American Cities and States Must Promise Less or Face Disaster

August 14, 2013

Many people think Detroit is such an exceptional case that it holds few lessons for other places. But other states and cities should pay heed, not because they might end up like Detroit next year, but because the city is a flashing warning light on America's fiscal dashboard. Though some of its woes are unique, a crucial one is not. Many other state and city governments across America have made impossible-to-keep promises to do with pensions and health care. Detroit shows what can happen when leaders put off reforming the public sector for too long, says The Economist.

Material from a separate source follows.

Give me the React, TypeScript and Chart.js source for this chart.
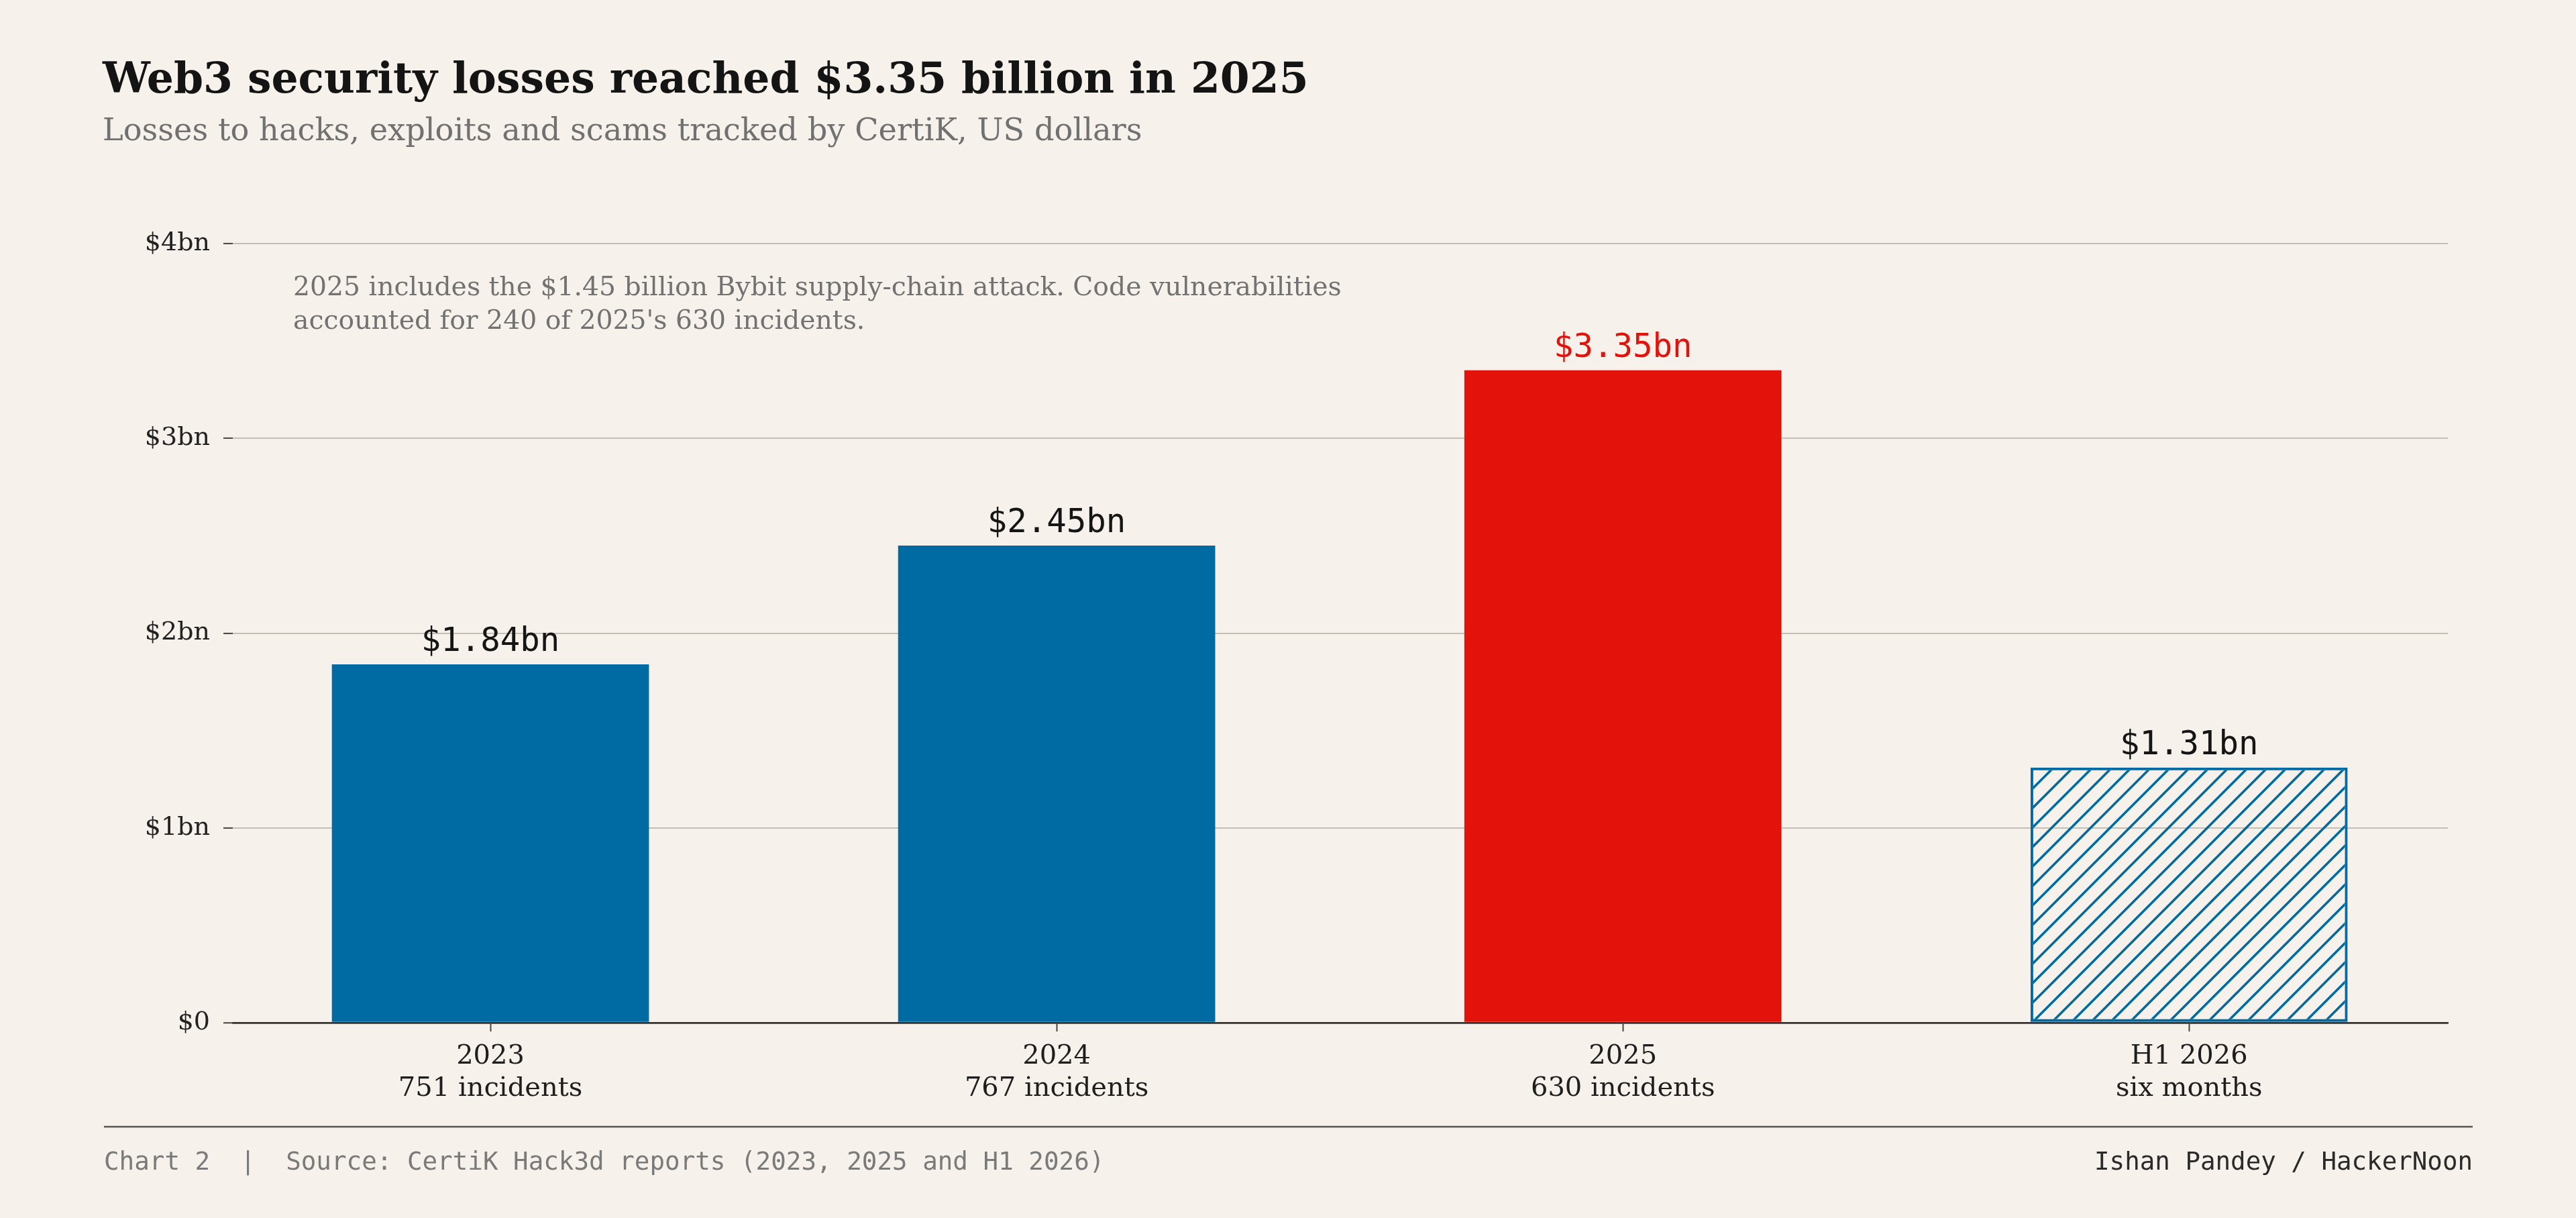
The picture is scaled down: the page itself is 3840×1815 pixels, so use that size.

Nearly half of Detroit's liabilities stem from promises of pensions and health care to its workers when they retire. American states and cities typically offer their employees defined-benefit pensions based on years of service and final salary. These are supposed to be covered by funds set aside for the purpose.

  • By the states' own estimates, their pension pots are only 73 percent funded.
  • That is bad enough, but nearly all states apply an optimistic discount rate to their obligations, making the liabilities seem smaller than they are.
  • If a more sober one is applied, the true ratio is 48 percent.
  • And many states are much worse: The hole in Illinois's pension pot is equivalent to 241 percent of its annual tax revenues: for Connecticut, the figure is 190 percent; for Kentucky, 141 percent; for New Jersey, 137 percent.
  • By one recent estimate, the total pension gap for the states is $2.7 trillion, or 17 percent of gross domestic product.

That understates the mess, because it omits both the unfunded pension figure for cities and the health care promises made to retired government workers of all sorts. In Detroit's case, the bill for their medical benefits ($5.7 billion) was even larger than its pension hole ($3.5 billion).

Cleaning up the mess in local and state government will take time. Circumstances vary widely from place to place, but a good starting point would be to abandon the accounting tricks. Only when the scale of the problem is made clear can politicians persuade voters of the need for sacrifice.